Originally posted on May 30, 2019.
Today may seem like just another ordinary day, but it’s not. Today is National Hug Your Cat Day. Seriously, I looked it up to see if it’s legit and it is, but I can’t help wondering. Do the cats know about this? I don’t have a cat (my husband is fiercely allergic) so I don’t know much about them, but it seems to me cats generally are not the hugging types. I suppose that’s why cat people need an official holiday on which to force their pets to hug them.
The world is divided into two categories of people: cat people and dog people. That’s not to say if you like cats you can’t like dogs and vice-versa, but people typically fall into one camp or the other.
Take me for example. I’m a dog person, and still, I think cats are pretty cool. They are sleek, intelligent and aloof, but the absolute best thing about cats is they are independent, which makes them low maintenance pets. I was talking to a friend (cat person) who happened to mention she’d gone out of town for a long weekend and left her cat at home alone.
“You left your cat alone? In your house? For an entire weekend?” I asked, thinking I can’t even go to the bathroom without triggering my dog’s separation anxiety and the ensuing fitful chewing and anal gland secretions.
“Sure. I do it all the time. I set out enough food and water to last as long as I’ll be gone and make sure to leave them with a clean litter box.”
“You’ve got to be kidding.”
“Nope. Now, I can’t leave them for more than about three or four days, but yeah. They’re fine on their own. Sometimes I think they prefer it when I’m not there.”
Sheesh. You can’t even leave a goldfish for more than a day without finding the little guy floating, belly up, at the top of the bowl. When I go out of town I either take my pooch with me or have a professional dog-sitter come to my house so as not to upset the dog’s routine. No joke. We used to take her to an in-home dog sitter, but she suffers from terrible separation anxiety and being away from her humans and her home proved to be more than she could handle.
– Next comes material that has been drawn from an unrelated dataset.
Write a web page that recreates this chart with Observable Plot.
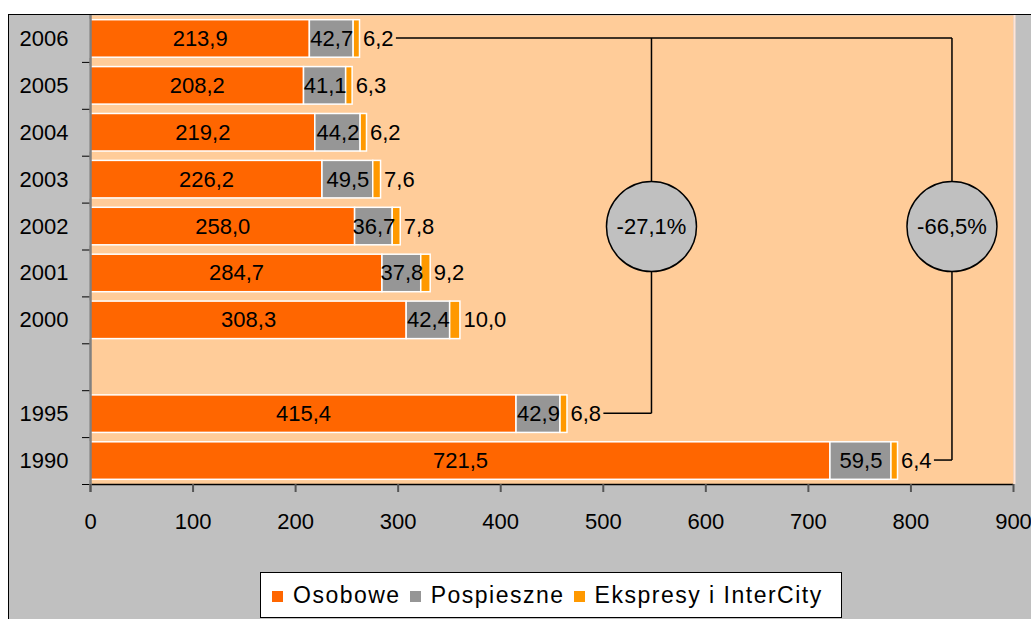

Yes indeed, cats are low maintenance all right. No need to walk a cat, or bathe a cat, or entertain a cat for hours on end playing fetch, or clean up after a cat who’s unraveled an entire roll of toilet paper just for the fun of it, and certainly never a need to pry your favorite Kate Spade sandals out of a cat’s mouth. Cats are low maintenance pets, which makes owning one very appealing. In fact, it makes me wish I was a cat person…but I’m not. Unfortunately, I’m a dog person and there’s nothing I can do about it.
Pet orientation is not something you choose. It’s as much a part of a person as race or height or eye color and for me, dogs are the bomb. I’ll take a dopey, drooling, smelly, mangy dog over a dignified, fastidiously tidy cat any day of the week.
For one thing, dogs don’t snub you the way cats do. A mere glance at a dog sends him into seizures of joy. No ifs, ands, or buts…dogs flat out lovelovelove you, and they’re not ashamed to show it.
Loving a cat, on the other hand, is like harboring an unrequited crush on someone who doesn’t even know you exist. You know he’ll never notice you and yet, you never give up trying to get his attention, and when you finally do, he stares back blankly wondering who you are or worse ignores you altogether.
It seems to me cats generally are not the hugging types. I suppose that’s why cat people need a special holiday on which to force their pets to hug them. Today may be National Hug Your Cat Day, but every day is hug-your-dog-day.